§ **YOUR OBJECTIVE**:
Omit the images, then print each record below exactly as it reads.

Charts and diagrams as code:
__________________________________________________

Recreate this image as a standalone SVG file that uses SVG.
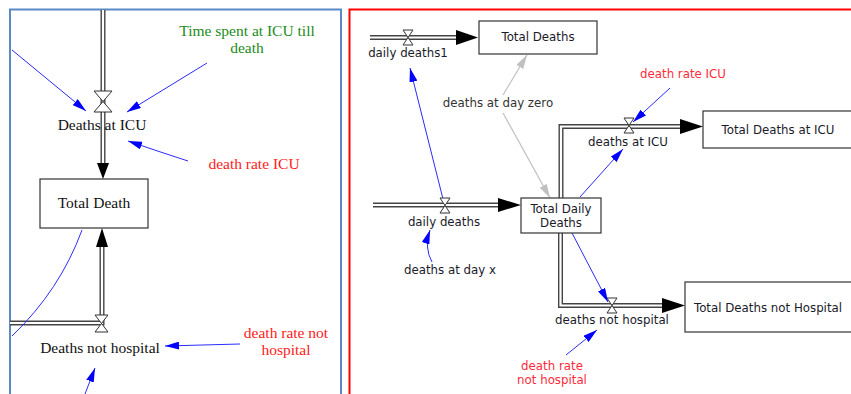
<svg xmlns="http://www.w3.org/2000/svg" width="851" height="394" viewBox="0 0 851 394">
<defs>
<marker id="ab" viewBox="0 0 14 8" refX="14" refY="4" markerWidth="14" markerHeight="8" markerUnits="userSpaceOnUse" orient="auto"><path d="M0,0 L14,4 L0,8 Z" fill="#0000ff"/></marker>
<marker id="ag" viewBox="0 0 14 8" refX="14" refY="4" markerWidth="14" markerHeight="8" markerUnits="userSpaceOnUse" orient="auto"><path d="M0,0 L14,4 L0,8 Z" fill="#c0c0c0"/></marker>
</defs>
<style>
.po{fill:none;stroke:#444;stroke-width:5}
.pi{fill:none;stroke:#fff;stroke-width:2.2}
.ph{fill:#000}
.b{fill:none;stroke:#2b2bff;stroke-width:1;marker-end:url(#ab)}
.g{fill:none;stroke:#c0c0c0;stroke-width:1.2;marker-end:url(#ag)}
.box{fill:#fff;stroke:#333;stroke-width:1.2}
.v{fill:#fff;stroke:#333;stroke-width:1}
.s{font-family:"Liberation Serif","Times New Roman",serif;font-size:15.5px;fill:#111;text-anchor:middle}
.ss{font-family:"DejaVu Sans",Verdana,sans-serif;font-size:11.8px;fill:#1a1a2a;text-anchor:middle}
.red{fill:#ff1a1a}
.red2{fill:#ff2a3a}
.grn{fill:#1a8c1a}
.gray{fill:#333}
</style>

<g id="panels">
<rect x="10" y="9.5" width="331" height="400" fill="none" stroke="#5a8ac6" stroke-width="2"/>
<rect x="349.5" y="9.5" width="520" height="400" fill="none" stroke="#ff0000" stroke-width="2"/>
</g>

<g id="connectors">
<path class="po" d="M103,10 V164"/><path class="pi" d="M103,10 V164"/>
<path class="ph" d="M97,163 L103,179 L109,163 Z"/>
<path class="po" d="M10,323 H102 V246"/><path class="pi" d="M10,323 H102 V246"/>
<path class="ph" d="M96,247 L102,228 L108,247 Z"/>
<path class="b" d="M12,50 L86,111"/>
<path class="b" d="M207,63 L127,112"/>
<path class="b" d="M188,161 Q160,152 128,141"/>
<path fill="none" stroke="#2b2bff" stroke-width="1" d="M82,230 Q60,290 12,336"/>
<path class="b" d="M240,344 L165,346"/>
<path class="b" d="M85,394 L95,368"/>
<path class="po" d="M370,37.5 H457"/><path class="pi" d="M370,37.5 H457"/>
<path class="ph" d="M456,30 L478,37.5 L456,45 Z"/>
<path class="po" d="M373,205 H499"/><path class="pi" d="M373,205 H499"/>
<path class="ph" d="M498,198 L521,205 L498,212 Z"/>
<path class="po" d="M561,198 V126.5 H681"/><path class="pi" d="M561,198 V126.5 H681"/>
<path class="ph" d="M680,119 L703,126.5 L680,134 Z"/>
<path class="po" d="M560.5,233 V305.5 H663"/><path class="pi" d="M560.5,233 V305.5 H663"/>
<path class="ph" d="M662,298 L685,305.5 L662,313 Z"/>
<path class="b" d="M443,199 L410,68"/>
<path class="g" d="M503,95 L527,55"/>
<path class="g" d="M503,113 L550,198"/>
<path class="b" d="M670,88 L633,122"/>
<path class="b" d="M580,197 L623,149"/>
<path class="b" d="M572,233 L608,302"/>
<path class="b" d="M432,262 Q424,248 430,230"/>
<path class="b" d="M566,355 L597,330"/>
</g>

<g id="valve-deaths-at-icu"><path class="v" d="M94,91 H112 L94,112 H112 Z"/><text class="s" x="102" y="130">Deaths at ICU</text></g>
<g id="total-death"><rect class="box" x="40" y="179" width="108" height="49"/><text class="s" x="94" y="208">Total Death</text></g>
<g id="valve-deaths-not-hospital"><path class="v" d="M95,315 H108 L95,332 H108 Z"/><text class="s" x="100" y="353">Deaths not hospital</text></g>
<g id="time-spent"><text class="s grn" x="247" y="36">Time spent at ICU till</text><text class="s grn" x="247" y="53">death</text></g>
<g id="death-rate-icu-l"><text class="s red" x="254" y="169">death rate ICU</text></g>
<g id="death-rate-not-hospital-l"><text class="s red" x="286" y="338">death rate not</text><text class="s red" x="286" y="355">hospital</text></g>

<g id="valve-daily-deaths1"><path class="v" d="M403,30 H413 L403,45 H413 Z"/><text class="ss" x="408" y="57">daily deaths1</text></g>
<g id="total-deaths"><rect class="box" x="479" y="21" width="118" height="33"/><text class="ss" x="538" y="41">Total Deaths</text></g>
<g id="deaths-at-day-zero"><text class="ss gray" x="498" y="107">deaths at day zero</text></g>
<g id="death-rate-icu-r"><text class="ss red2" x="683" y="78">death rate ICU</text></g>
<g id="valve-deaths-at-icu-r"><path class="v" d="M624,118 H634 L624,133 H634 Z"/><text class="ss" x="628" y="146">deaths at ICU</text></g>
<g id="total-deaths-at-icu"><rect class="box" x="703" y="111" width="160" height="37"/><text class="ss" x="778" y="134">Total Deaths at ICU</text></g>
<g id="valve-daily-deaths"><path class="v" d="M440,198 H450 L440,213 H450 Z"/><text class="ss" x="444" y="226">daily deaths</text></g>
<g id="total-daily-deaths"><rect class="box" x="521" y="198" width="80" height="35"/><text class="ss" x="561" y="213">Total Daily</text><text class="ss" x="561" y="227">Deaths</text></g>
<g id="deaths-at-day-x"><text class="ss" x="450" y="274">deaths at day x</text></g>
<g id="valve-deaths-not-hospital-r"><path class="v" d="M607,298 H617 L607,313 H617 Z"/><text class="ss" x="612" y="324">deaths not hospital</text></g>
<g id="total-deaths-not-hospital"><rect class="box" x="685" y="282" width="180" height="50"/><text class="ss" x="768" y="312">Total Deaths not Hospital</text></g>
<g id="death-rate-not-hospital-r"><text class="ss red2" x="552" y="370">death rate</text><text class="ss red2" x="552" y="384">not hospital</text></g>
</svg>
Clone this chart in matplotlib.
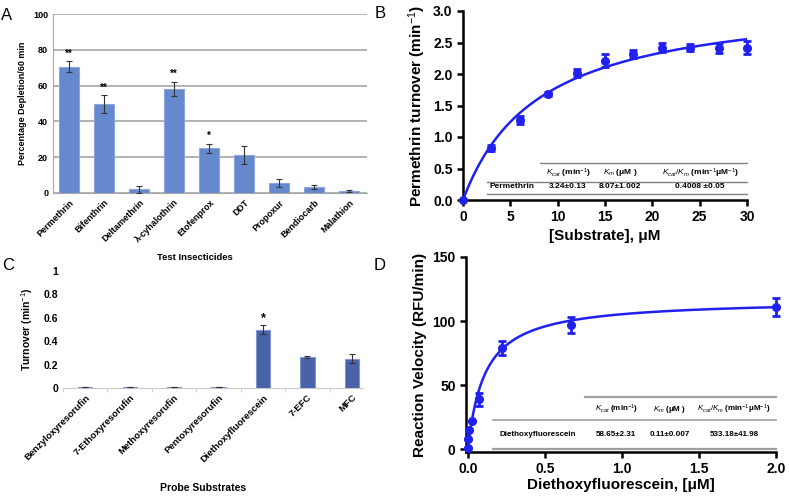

__________________________________________________

§ **TASK RESULT**:
Recreate this image as a standalone SVG file that uses SVG.
<svg xmlns="http://www.w3.org/2000/svg" width="851" height="394" viewBox="0 0 851 394">
<defs>
<marker id="ab" viewBox="0 0 14 8" refX="14" refY="4" markerWidth="14" markerHeight="8" markerUnits="userSpaceOnUse" orient="auto"><path d="M0,0 L14,4 L0,8 Z" fill="#0000ff"/></marker>
<marker id="ag" viewBox="0 0 14 8" refX="14" refY="4" markerWidth="14" markerHeight="8" markerUnits="userSpaceOnUse" orient="auto"><path d="M0,0 L14,4 L0,8 Z" fill="#c0c0c0"/></marker>
</defs>
<style>
.po{fill:none;stroke:#444;stroke-width:5}
.pi{fill:none;stroke:#fff;stroke-width:2.2}
.ph{fill:#000}
.b{fill:none;stroke:#2b2bff;stroke-width:1;marker-end:url(#ab)}
.g{fill:none;stroke:#c0c0c0;stroke-width:1.2;marker-end:url(#ag)}
.box{fill:#fff;stroke:#333;stroke-width:1.2}
.v{fill:#fff;stroke:#333;stroke-width:1}
.s{font-family:"Liberation Serif","Times New Roman",serif;font-size:15.5px;fill:#111;text-anchor:middle}
.ss{font-family:"DejaVu Sans",Verdana,sans-serif;font-size:11.8px;fill:#1a1a2a;text-anchor:middle}
.red{fill:#ff1a1a}
.red2{fill:#ff2a3a}
.grn{fill:#1a8c1a}
.gray{fill:#333}
</style>

<g id="panels">
<rect x="10" y="9.5" width="331" height="400" fill="none" stroke="#5a8ac6" stroke-width="2"/>
<rect x="349.5" y="9.5" width="520" height="400" fill="none" stroke="#ff0000" stroke-width="2"/>
</g>

<g id="connectors">
<path class="po" d="M103,10 V164"/><path class="pi" d="M103,10 V164"/>
<path class="ph" d="M97,163 L103,179 L109,163 Z"/>
<path class="po" d="M10,323 H102 V246"/><path class="pi" d="M10,323 H102 V246"/>
<path class="ph" d="M96,247 L102,228 L108,247 Z"/>
<path class="b" d="M12,50 L86,111"/>
<path class="b" d="M207,63 L127,112"/>
<path class="b" d="M188,161 Q160,152 128,141"/>
<path fill="none" stroke="#2b2bff" stroke-width="1" d="M82,230 Q60,290 12,336"/>
<path class="b" d="M240,344 L165,346"/>
<path class="b" d="M85,394 L95,368"/>
<path class="po" d="M370,37.5 H457"/><path class="pi" d="M370,37.5 H457"/>
<path class="ph" d="M456,30 L478,37.5 L456,45 Z"/>
<path class="po" d="M373,205 H499"/><path class="pi" d="M373,205 H499"/>
<path class="ph" d="M498,198 L521,205 L498,212 Z"/>
<path class="po" d="M561,198 V126.5 H681"/><path class="pi" d="M561,198 V126.5 H681"/>
<path class="ph" d="M680,119 L703,126.5 L680,134 Z"/>
<path class="po" d="M560.5,233 V305.5 H663"/><path class="pi" d="M560.5,233 V305.5 H663"/>
<path class="ph" d="M662,298 L685,305.5 L662,313 Z"/>
<path class="b" d="M443,199 L410,68"/>
<path class="g" d="M503,95 L527,55"/>
<path class="g" d="M503,113 L550,198"/>
<path class="b" d="M670,88 L633,122"/>
<path class="b" d="M580,197 L623,149"/>
<path class="b" d="M572,233 L608,302"/>
<path class="b" d="M432,262 Q424,248 430,230"/>
<path class="b" d="M566,355 L597,330"/>
</g>

<g id="valve-deaths-at-icu"><path class="v" d="M94,91 H112 L94,112 H112 Z"/><text class="s" x="102" y="130">Deaths at ICU</text></g>
<g id="total-death"><rect class="box" x="40" y="179" width="108" height="49"/><text class="s" x="94" y="208">Total Death</text></g>
<g id="valve-deaths-not-hospital"><path class="v" d="M95,315 H108 L95,332 H108 Z"/><text class="s" x="100" y="353">Deaths not hospital</text></g>
<g id="time-spent"><text class="s grn" x="247" y="36">Time spent at ICU till</text><text class="s grn" x="247" y="53">death</text></g>
<g id="death-rate-icu-l"><text class="s red" x="254" y="169">death rate ICU</text></g>
<g id="death-rate-not-hospital-l"><text class="s red" x="286" y="338">death rate not</text><text class="s red" x="286" y="355">hospital</text></g>

<g id="valve-daily-deaths1"><path class="v" d="M403,30 H413 L403,45 H413 Z"/><text class="ss" x="408" y="57">daily deaths1</text></g>
<g id="total-deaths"><rect class="box" x="479" y="21" width="118" height="33"/><text class="ss" x="538" y="41">Total Deaths</text></g>
<g id="deaths-at-day-zero"><text class="ss gray" x="498" y="107">deaths at day zero</text></g>
<g id="death-rate-icu-r"><text class="ss red2" x="683" y="78">death rate ICU</text></g>
<g id="valve-deaths-at-icu-r"><path class="v" d="M624,118 H634 L624,133 H634 Z"/><text class="ss" x="628" y="146">deaths at ICU</text></g>
<g id="total-deaths-at-icu"><rect class="box" x="703" y="111" width="160" height="37"/><text class="ss" x="778" y="134">Total Deaths at ICU</text></g>
<g id="valve-daily-deaths"><path class="v" d="M440,198 H450 L440,213 H450 Z"/><text class="ss" x="444" y="226">daily deaths</text></g>
<g id="total-daily-deaths"><rect class="box" x="521" y="198" width="80" height="35"/><text class="ss" x="561" y="213">Total Daily</text><text class="ss" x="561" y="227">Deaths</text></g>
<g id="deaths-at-day-x"><text class="ss" x="450" y="274">deaths at day x</text></g>
<g id="valve-deaths-not-hospital-r"><path class="v" d="M607,298 H617 L607,313 H617 Z"/><text class="ss" x="612" y="324">deaths not hospital</text></g>
<g id="total-deaths-not-hospital"><rect class="box" x="685" y="282" width="180" height="50"/><text class="ss" x="768" y="312">Total Deaths not Hospital</text></g>
<g id="death-rate-not-hospital-r"><text class="ss red2" x="552" y="370">death rate</text><text class="ss red2" x="552" y="384">not hospital</text></g>
</svg>
Clone this chart in matplotlib.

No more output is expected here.